Atlas V 401 | NROL-55 (Multipayload mission)

About FOX-1A (AO-85)

FOX-1A, also cataloged under the AMSAT designation AO-85 (AMSAT OSCAR 85), is an American amateur radio satellite operating in low Earth orbit. Launched in October 2015, the spacecraft represents a collaboration between the Radio Amateur Satellite Corporation of North America (AMSAT-NA) and Pennsylvania State University, combining amateur radio service with an academic research component.
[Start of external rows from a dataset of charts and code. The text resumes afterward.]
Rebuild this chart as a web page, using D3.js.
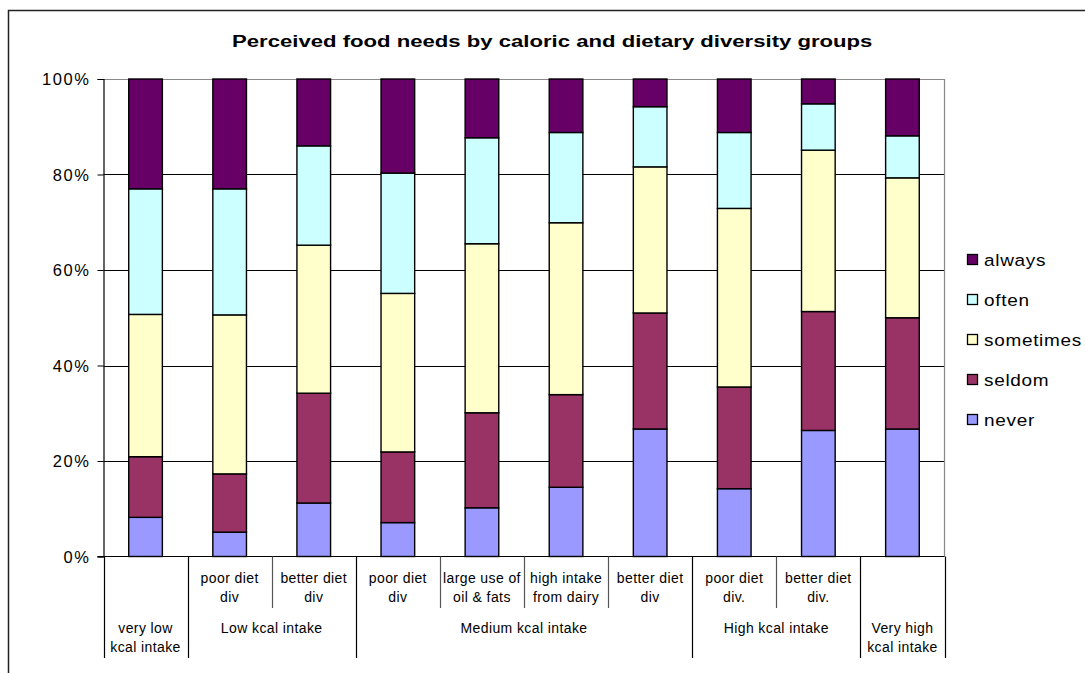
<!DOCTYPE html>
<html>
<head>
<meta charset="utf-8">
<script src="https://cdn.jsdelivr.net/npm/d3@7"></script>
<style>
  html, body { margin: 0; padding: 0; background: #fff; }
  svg { display: block; font-family: "Liberation Sans", Arial, sans-serif; }
</style>
</head>
<body>
<svg id="chart" width="1085" height="673"></svg>
<script>
// Response categories, bottom of the stack first
const seriesNames = ["never", "seldom", "sometimes", "often", "always"];
const seriesColors = ["#9999FF", "#993366", "#FFFFCC", "#CCFFFF", "#660066"];

// Share of respondents (%) per group, one array per response
const never     = [8.2, 5.1, 11.2, 7.1, 10.2, 14.5, 26.7, 14.2, 26.4, 26.7];
const seldom    = [12.7, 12.2, 23.0, 14.8, 19.9, 19.4, 24.3, 21.3, 24.9, 23.3];
const sometimes = [29.8, 33.3, 31.0, 33.2, 35.4, 36.0, 30.6, 37.4, 33.8, 29.3];
const often     = [26.3, 26.4, 20.8, 25.2, 22.2, 18.9, 12.6, 15.9, 9.7, 8.8];
const always    = [23.0, 23.0, 14.0, 19.7, 12.3, 11.2, 5.8, 11.2, 5.2, 11.9];

// Inner category labels (dietary diversity), two lines each; empty where none
const subLabels = [
  [],
  ["poor diet", "div"],
  ["better diet", "div"],
  ["poor diet", "div"],
  ["large use of", "oil & fats"],
  ["high intake", "from dairy"],
  ["better diet", "div"],
  ["poor diet", "div."],
  ["better diet", "div."],
  []
];

// Outer category labels (caloric intake) and how many bars each spans
const groupLabels = [
  ["very low", "kcal intake"],
  ["Low kcal intake"],
  ["Medium kcal intake"],
  ["High kcal intake"],
  ["Very high", "kcal intake"]
];
const groupSizes = [1, 2, 4, 2, 1];

const yTicks = [0, 0.2, 0.4, 0.6, 0.8, 1.0];
const title = "Perceived food needs by caloric and dietary diversity groups";

const svg = d3.select("#chart");

// Stretch a text element horizontally so it spans `width` pixels from anchor x
function fitWidth(sel, x0, width) {
  const w = sel.node().getComputedTextLength();
  const k = width / w;
  sel.attr("x", 0).attr("transform", `translate(${x0},0) scale(${k},1)`);
  return k;
}

// Outer chart frame
svg.append("rect")
  .attr("x", 8.5).attr("y", 10.5)
  .attr("width", 1200).attr("height", 800)
  .attr("fill", "none").attr("stroke", "#222").attr("stroke-width", 1.5);

const plot = { left: 103.5, right: 944.5, top: 79, bottom: 556.5 };

const idx = d3.range(never.length);
const rows = idx.map(i => ({
  never: never[i], seldom: seldom[i], sometimes: sometimes[i],
  often: often[i], always: always[i]
}));

const stack = d3.stack().keys(seriesNames).offset(d3.stackOffsetExpand);
const layers = stack(rows);

const x = d3.scaleBand()
  .domain(idx)
  .range([plot.left, plot.right])
  .paddingInner(0.6)
  .paddingOuter(0.3);

const y = d3.scaleLinear().domain([0, 1]).range([plot.bottom, plot.top]);

const color = d3.scaleOrdinal().domain(seriesNames).range(seriesColors);

// Horizontal gridlines
svg.append("g")
  .selectAll("line")
  .data(yTicks.filter(t => t > 0 && t < 1))
  .join("line")
  .attr("x1", plot.left).attr("x2", plot.right)
  .attr("y1", d => Math.round(y(d)) + 0.5).attr("y2", d => Math.round(y(d)) + 0.5)
  .attr("stroke", "#000").attr("stroke-width", 1);

// Plot area frame (top and right in grey)
svg.append("path")
  .attr("d", `M${plot.left},${plot.top + 0.5}H${plot.right}V${plot.bottom}`)
  .attr("fill", "none").attr("stroke", "#888").attr("stroke-width", 1.2);

// Stacked bars
svg.append("g")
  .selectAll("g")
  .data(layers)
  .join("g")
  .attr("fill", d => color(d.key))
  .selectAll("rect")
  .data(d => d)
  .join("rect")
  .attr("x", (d, i) => x(i))
  .attr("width", x.bandwidth())
  .attr("y", d => y(d[1]))
  .attr("height", d => y(d[0]) - y(d[1]))
  .attr("stroke", "#000")
  .attr("stroke-width", 1.4);

// Value axis
const yAxis = d3.axisLeft(y)
  .tickValues(yTicks)
  .tickFormat(d3.format(".0%"))
  .tickSize(6)
  .tickPadding(7);

const gy = svg.append("g")
  .attr("transform", `translate(${plot.left},0)`)
  .call(yAxis);
gy.select(".domain").attr("stroke", "#000").attr("stroke-width", 1.2);
gy.selectAll(".tick line").attr("stroke", "#000");
gy.selectAll(".tick text")
  .attr("font-size", 16.5)
  .attr("letter-spacing", "1.6px")
  .attr("fill", "#000")
  .attr("dy", "0.34em");

// Category baseline
svg.append("line")
  .attr("x1", plot.left - 6).attr("x2", plot.right)
  .attr("y1", plot.bottom).attr("y2", plot.bottom)
  .attr("stroke", "#000").attr("stroke-width", 1.2);

// Category axis: separators and two-level labels
const step = x.step();
const edge = i => plot.left + i * step;   // left edge of slot i
const groupStarts = groupSizes.map((s, i) => d3.sum(groupSizes.slice(0, i)));
const groupEdges = new Set(groupStarts.concat([idx.length]));
const innerBottom = 608;
const outerBottom = 658;

const catAxis = svg.append("g");
catAxis.selectAll("line")
  .data(d3.range(idx.length + 1))
  .join("line")
  .attr("x1", i => Math.round(edge(i)) + 0.5)
  .attr("x2", i => Math.round(edge(i)) + 0.5)
  .attr("y1", plot.bottom)
  .attr("y2", i => groupEdges.has(i) ? outerBottom : innerBottom)
  .attr("stroke", i => groupEdges.has(i) ? "#000" : "#555")
  .attr("stroke-width", 1.2);

const labelFont = 14;
catAxis.selectAll("text.sub")
  .data(idx)
  .join("text")
  .attr("class", "sub")
  .attr("text-anchor", "middle")
  .attr("font-size", labelFont)
  .attr("letter-spacing", "0.4px")
  .attr("fill", "#000")
  .each(function (i) {
    const t = d3.select(this);
    subLabels[i].forEach((line, k) => {
      t.append("tspan")
        .attr("x", edge(i) + step / 2)
        .attr("y", 583 + k * 19)
        .text(line);
    });
  });

catAxis.selectAll("text.group")
  .data(groupLabels.map((l, g) => ({ lines: l, start: groupStarts[g], size: groupSizes[g] })))
  .join("text")
  .attr("class", "group")
  .attr("text-anchor", "middle")
  .attr("font-size", labelFont)
  .attr("letter-spacing", "0.4px")
  .attr("fill", "#000")
  .each(function (d) {
    const t = d3.select(this);
    const cx = edge(d.start) + d.size * step / 2;
    d.lines.forEach((line, k) => {
      t.append("tspan")
        .attr("x", cx)
        .attr("y", 633 + k * 19)
        .text(line);
    });
  });

// Title, widened to the chart's title span
const titleText = svg.append("text")
  .attr("y", 47)
  .attr("font-size", 17)
  .attr("font-weight", "bold")
  .attr("fill", "#000")
  .text(title);
fitWidth(titleText, 232, 641);

// Legend, top entry is the top of the stack
const legendOrder = seriesNames.slice().reverse();
const legend = svg.append("g")
  .selectAll("g")
  .data(legendOrder)
  .join("g")
  .attr("transform", (d, i) => `translate(967,${260 + i * 40})`);
legend.append("rect")
  .attr("x", 0.5).attr("y", -5.5)
  .attr("width", 10).attr("height", 10)
  .attr("fill", d => color(d))
  .attr("stroke", "#000").attr("stroke-width", 1.3);
const legendText = legend.append("text")
  .attr("y", 0)
  .attr("dy", "0.36em")
  .attr("font-size", 16.5)
  .attr("letter-spacing", "0.6px")
  .attr("fill", "#000")
  .text(d => d);
// Common horizontal stretch so the longest entry spans 98px
const longest = legendText.filter(d => d === "sometimes");
const kLegend = 98 / longest.node().getComputedTextLength();
legendText.attr("transform", `translate(17,0) scale(${kLegend},1)`);
</script>
</body>
</html>
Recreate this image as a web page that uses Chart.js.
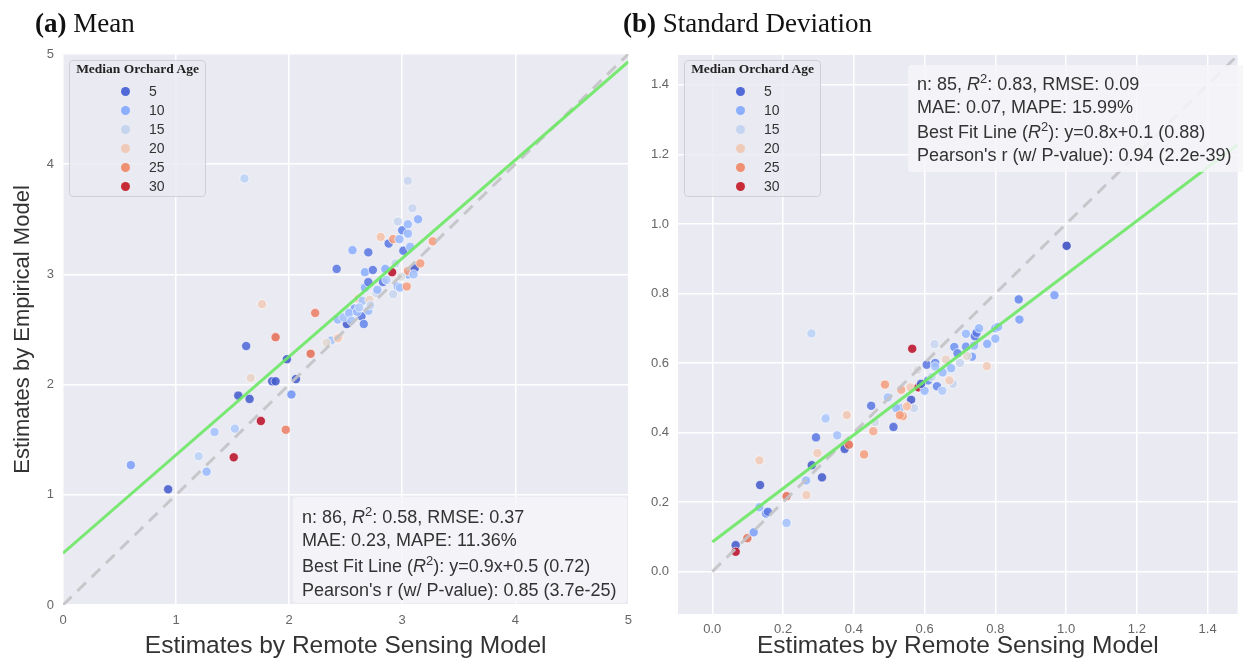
<!DOCTYPE html>
<html><head><meta charset="utf-8">
<script src="https://cdn.jsdelivr.net/npm/chart.js@4.4.1/dist/chart.umd.min.js"></script>
<style>
html,body{margin:0;padding:0;background:#fff;}
#wrap{position:relative;width:1243px;height:660px;overflow:hidden;font-family:"Liberation Sans",Arial,sans-serif;}
canvas{position:absolute;top:0;}
.ttl{position:absolute;font-family:"Liberation Serif","Times New Roman",serif;font-size:27px;line-height:27px;color:#111;white-space:nowrap;}
.leg{position:absolute;width:137px;height:137px;background:rgba(234,234,242,0.85);border:1px solid #d0d0d8;border-radius:4px;box-sizing:border-box;}
.lt{position:absolute;left:0;right:0;top:1px;text-align:center;font-family:"Liberation Serif",serif;font-weight:bold;font-size:13.5px;line-height:13.5px;color:#222;white-space:nowrap;}
.dot{position:absolute;width:9px;height:9px;border-radius:50%;}
.lab{position:absolute;font-size:14px;line-height:14px;color:#333;}
.stats{position:absolute;background:rgba(246,246,249,0.85);border-radius:4px;}
.sl{position:absolute;font-size:18px;line-height:18px;color:#333;white-space:nowrap;}
.sl sup{font-size:13px;vertical-align:7px;line-height:0;}
</style></head>
<body><div id="wrap">
<canvas id="c1" width="640" height="660" style="left:0"></canvas>
<canvas id="c2" width="603" height="660" style="left:640px"></canvas>
<div class="ttl" style="left:35px;top:10px"><b>(a)</b> Mean</div>
<div class="ttl" style="left:623px;top:10px"><b>(b)</b> Standard Deviation</div>
</div>
<script>
// ---------- data ----------
const ageTicks = [5, 10, 15, 20, 25, 30];
const meanTicks = [0, 1, 2, 3, 4, 5];
const sdTicks = [0, 0.2, 0.4, 0.6, 0.8, 1.0, 1.2, 1.4];

const meanX = [0.60,0.93,1.20,1.27,1.34,1.52,1.51,1.75,1.97,1.55,1.65,1.66,1.62,1.85,1.88,2.06,2.02,1.98,1.88,1.76,
  2.19,2.23,2.51,2.42,2.56,2.70,2.37,2.44,2.43,2.48,2.58,2.64,2.70,2.61,2.65,2.71,2.67,2.70,2.67,2.74,
  2.83,2.91,2.92,2.96,2.98,3.05,3.05,3.04,3.11,3.16,3.01,3.07,3.27,2.88,2.92,2.975,3.00,3.05,2.81,1.605,
  3.05,3.09,2.96,3.05,3.14,2.53,2.43,2.55,2.60,2.72,2.77,2.66,2.86,2.94,2.62,2.99,3.10,2.85,2.33,2.78];
const meanY = [1.27,1.05,1.35,1.21,1.57,1.60,1.34,1.67,1.59,1.90,1.87,2.06,2.35,2.03,2.03,2.05,1.91,2.23,2.43,2.73,
  2.28,2.65,2.55,3.05,3.22,3.20,2.40,2.43,2.59,2.61,2.69,2.62,2.67,2.78,2.76,2.77,2.88,2.93,3.02,3.04,
  2.93,3.02,2.82,2.89,2.88,3.00,3.03,2.89,3.055,3.10,3.215,3.25,3.30,3.28,3.32,3.32,3.40,3.37,3.34,3.87,
  3.85,3.60,3.48,3.455,3.50,2.65,2.42,2.58,2.66,2.72,2.83,2.55,2.95,3.10,2.70,2.98,3.00,3.05,2.38,2.86];
const meanAge = [9,4,14,11,12,13,31,31,26,4,4,19,5,4,4,4,8,4,27,20,
  27,26,4,6,10,6,12,20,11,12,9,6,11,20,12,19,10,6,10,6,
  6,31,15,11,12,10,24,24,4,24,6,11,24,6,24,11,7,11,21,14,
  15,15,15,11,10,11,20,12,11,15,16,7,13,15,13,17,12,10,18,11];

const sdX = [0.066,0.066,0.099,0.117,0.135,0.133,0.152,0.157,0.133,0.21,0.21,0.266,0.265,0.281,0.31,0.293,0.297,0.322,0.353,0.374,
  0.386,0.381,0.429,0.455,0.449,0.496,0.512,0.53,0.538,0.557,0.562,0.57,0.488,0.534,0.56,0.583,0.60,0.635,0.68,0.67,
  0.61,0.651,0.606,0.63,0.63,0.66,0.675,0.776,0.628,0.565,0.28,0.684,0.693,0.717,0.734,0.74,0.777,0.717,0.742,0.747,
  0.754,0.80,0.808,0.80,0.866,0.868,0.967,1.0015,0.32,0.38,0.52,0.53,0.55,0.59,0.62,0.65,0.70,0.72,0.46,0.58];
const sdY = [0.076,0.057,0.096,0.113,0.249,0.32,0.167,0.172,0.185,0.217,0.14,0.22,0.262,0.306,0.271,0.386,0.341,0.444,0.392,0.353,
  0.365,0.452,0.337,0.404,0.477,0.501,0.416,0.47,0.447,0.477,0.494,0.47,0.538,0.523,0.53,0.53,0.52,0.533,0.54,0.55,
  0.55,0.573,0.595,0.60,0.59,0.61,0.585,0.591,0.654,0.641,0.685,0.646,0.628,0.647,0.618,0.65,0.655,0.684,0.677,0.687,
  0.70,0.70,0.704,0.67,0.783,0.725,0.795,0.937,0.44,0.45,0.47,0.45,0.475,0.54,0.56,0.52,0.60,0.62,0.43,0.58];
const sdAge = [4,31,27,9,4,20,8,6,11,27,12,20,11,4,4,6,20,14,12,4,
  27,19,24,23,6,12,5,11,24,22,4,15,24,23,20,31,11,7,15,20,
  7,11,6,7,12,19,11,20,15,31,14,8,7,8,9,11,10,11,6,6,
  11,10,11,11,7,9,9,3,13,20,11,24,21,4,15,13,15,18,16,17];

// reference lines (endpoints)
const meanIdX = [0, 5], meanIdY = [0, 5];
const meanFitX = [0, 5], meanFitY = [0.47, 4.93];
const sdIdX = [0, 1.6], sdIdY = [0, 1.6];
const sdFitX = [0, 1.6], sdFitY = [0.085, 1.317];

const meanStats = ['n: 86, <i>R</i><sup>2</sup>: 0.58, RMSE: 0.37', 'MAE: 0.23, MAPE: 11.36%',
  'Best Fit Line (<i>R</i><sup>2</sup>): y=0.9x+0.5 (0.72)', "Pearson's r (w/ P-value): 0.85 (3.7e-25)"];
const sdStats = ['n: 85, <i>R</i><sup>2</sup>: 0.83, RMSE: 0.09', 'MAE: 0.07, MAPE: 15.99%',
  'Best Fit Line (<i>R</i><sup>2</sup>): y=0.8x+0.1 (0.88)', "Pearson's r (w/ P-value): 0.94 (2.2e-39)"];

// ---------- styling helpers ----------
const CW = [[59,76,192],[98,130,234],[141,176,254],[184,208,249],[221,221,221],[245,196,173],[244,154,123],[222,96,77],[180,4,38]];
function coolwarm(age, a) {
  let t = (age - 3) / (31.5 - 3);
  t = Math.max(0, Math.min(1, t)) * (CW.length - 1);
  const i = Math.min(CW.length - 2, Math.floor(t)), f = t - i;
  const c = CW[i].map((v, k) => Math.round(v + (CW[i + 1][k] - v) * f));
  return `rgba(${c[0]},${c[1]},${c[2]},${a})`;
}
Chart.defaults.font.family = "'Liberation Sans', Arial, sans-serif";

const bgPlugin = {
  id: 'bg',
  beforeDraw(chart) {
    const {ctx, chartArea: a} = chart;
    ctx.save(); ctx.fillStyle = '#EAEAF2';
    ctx.fillRect(a.left, a.top, a.right - a.left, a.bottom - a.top);
    ctx.restore();
  }
};

function build(id, cfg) {
  const pts = cfg.x.map((v, i) => ({x: v, y: cfg.y[i]}));
  const line = (xs, ys) => xs.map((v, i) => ({x: v, y: ys[i]}));
  new Chart(document.getElementById(id), {
    type: 'scatter',
    data: {datasets: [
      {type: 'line', data: line(cfg.fitX, cfg.fitY), borderColor: 'rgba(108,232,100,0.9)', borderWidth: 3, pointRadius: 0, fill: false, clip: 0},
      {type: 'line', data: line(cfg.idX, cfg.idY), borderColor: 'rgba(195,195,198,0.9)', borderWidth: 3, borderDash: [12, 8], pointRadius: 0, fill: false, clip: 0},
      {data: pts, pointRadius: 4.6, pointBorderWidth: 0.7, pointBorderColor: 'rgba(255,255,255,0.9)',
       pointBackgroundColor: cfg.age.map(a => coolwarm(a, 0.88)), clip: 0}
    ]},
    plugins: [bgPlugin],
    options: {
      responsive: false, animation: false, events: [],
      layout: {padding: cfg.pad},
      plugins: {legend: {display: false}, tooltip: {enabled: false}},
      scales: {
        x: {type: 'linear', min: cfg.xr[0], max: cfg.xr[1],
          afterBuildTicks: s => { s.ticks = cfg.ticks.map(v => ({value: v})); },
          afterFit: s => { s.height = cfg.xh; },
          ticks: {color: '#666', font: {size: 13}, padding: cfg.xtp, callback: cfg.fmt, maxRotation: 0},
          grid: {color: '#ffffff', lineWidth: 1.5, drawTicks: false},
          border: {display: false},
          title: {display: true, text: 'Estimates by Remote Sensing Model', color: '#333', font: {size: 24.5}, padding: {top: 0, bottom: -1}}
        },
        y: {type: 'linear', min: cfg.yr[0], max: cfg.yr[1],
          afterBuildTicks: s => { s.ticks = cfg.ticks.map(v => ({value: v})); },
          afterFit: s => { s.width = cfg.yw; },
          ticks: {color: '#666', font: {size: 13}, padding: 9, callback: cfg.fmt},
          grid: {color: '#ffffff', lineWidth: 1.5, drawTicks: false},
          border: {display: false},
          title: {display: cfg.ytitle, text: 'Estimates by Empirical Model', color: '#333', font: {size: 22}, padding: {top: 10, bottom: 0}}
        }
      }
    }
  });
}

build('c1', {x: meanX, y: meanY, age: meanAge, fitX: meanFitX, fitY: meanFitY, idX: meanIdX, idY: meanIdY,
  ticks: meanTicks, xr: [0, 5], yr: [0, 5], pad: {left: 0, right: 9, top: 54, bottom: 0},
  xh: 55, yw: 63, xtp: 8, ytitle: true, fmt: v => String(v)});
build('c2', {x: sdX, y: sdY, age: sdAge, fitX: sdFitX, fitY: sdFitY, idX: sdIdX, idY: sdIdY,
  ticks: sdTicks, xr: [-0.097, 1.485], yr: [-0.122, 1.486], pad: {left: 0, right: 2, top: 55, bottom: 0},
  xh: 46, yw: 38, xtp: 8, ytitle: false, fmt: v => v.toFixed(1)});

// ---------- legends & stat boxes ----------
const wrap = document.getElementById('wrap');
function legend(left, top) {
  const d = document.createElement('div');
  d.className = 'leg'; d.style.left = left + 'px'; d.style.top = top + 'px';
  d.innerHTML = '<div class="lt">Median Orchard Age</div>';
  ageTicks.forEach((a, i) => {
    const cy = 30.5 + 19 * i;
    const dot = document.createElement('div');
    dot.className = 'dot'; dot.style.left = (55 - 4.5) + 'px'; dot.style.top = (cy - 4.5) + 'px';
    dot.style.background = coolwarm(a, 1);
    const lab = document.createElement('div');
    lab.className = 'lab'; lab.style.left = '79px'; lab.style.top = (cy - 7.5) + 'px';
    lab.textContent = a;
    d.appendChild(dot); d.appendChild(lab);
  });
  wrap.appendChild(d);
}
legend(69, 60);
legend(684, 60);

function stats(box, lines, tx, bases) {
  const b = document.createElement('div');
  b.className = 'stats';
  Object.assign(b.style, {left: box[0] + 'px', top: box[1] + 'px', width: box[2] + 'px', height: box[3] + 'px'});
  wrap.appendChild(b);
  lines.forEach((t, i) => {
    const s = document.createElement('div');
    s.className = 'sl'; s.style.left = tx + 'px'; s.style.top = (bases[i] - 15.2) + 'px';
    s.innerHTML = t; wrap.appendChild(s);
  });
}
stats([293, 497, 334, 106], meanStats, 302, [523, 546.5, 572.5, 596]);
stats([908, 65, 340, 107], sdStats, 917, [90, 113, 138.5, 161]);
</script>
</body></html>
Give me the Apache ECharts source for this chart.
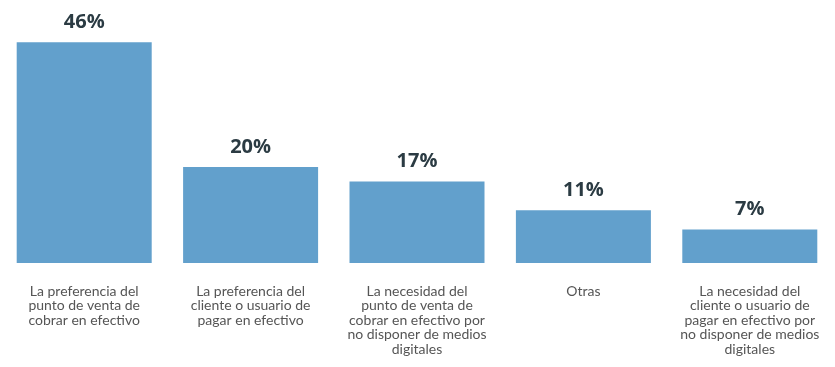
<!DOCTYPE html>
<html>
<head>
<meta charset="utf-8">
<script src="https://cdn.jsdelivr.net/npm/echarts@6/dist/echarts.min.js"></script>
<style>
  html, body { margin: 0; padding: 0; background: #ffffff; }
  #chart { width: 835px; height: 367px; }
</style>
</head>
<body>
<div id="chart"></div>
<script>
// Reasons for cash use (share of responses, %)
const categories = [
  'La preferencia del\npunto de venta de\ncobrar en efectivo',
  'La preferencia del\ncliente o usuario de\npagar en efectivo',
  'La necesidad del\npunto de venta de\ncobrar en efectivo por\nno disponer de medios\ndigitales',
  'Otras',
  'La necesidad del\ncliente o usuario de\npagar en efectivo por\nno disponer de medios\ndigitales'
];
const values = [46, 20, 17, 11, 7];

const chart = echarts.init(document.getElementById('chart'), null, { renderer: 'canvas' });

chart.setOption({
  backgroundColor: '#ffffff',
  animation: false,
  grid: { left: 1, right: 2, top: 23, bottom: 104, containLabel: false },
  xAxis: {
    type: 'category',
    data: categories,
    axisLine: { show: false },
    axisTick: { show: false },
    axisLabel: {
      interval: 0,
      margin: 21,
      color: '#555555',
      fontFamily: 'Lato',
      fontSize: 14,
      lineHeight: 14.5,
      verticalAlign: 'top'
    }
  },
  yAxis: {
    type: 'value',
    min: 0,
    max: 50,
    show: false,
    splitLine: { show: false }
  },
  series: [{
    type: 'bar',
    data: values,
    barWidth: 135,
    itemStyle: { color: '#62a0cc' },
    label: {
      show: true,
      position: 'top',
      distance: 10,
      formatter: p => p.value + '%',
      color: '#2b3b43',
      fontFamily: 'Open Sans',
      fontWeight: 'bold',
      fontSize: 20
    }
  }]
});
</script>
</body>
</html>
As a compact 1U CubeSat massing just 1 kilogram, FOX-1A exemplifies the small-satellite philosophy that has reshaped access to orbit for non-governmental and educational operators over the past two decades. The satellite remains in orbit to this day, continuing to serve the global amateur radio community.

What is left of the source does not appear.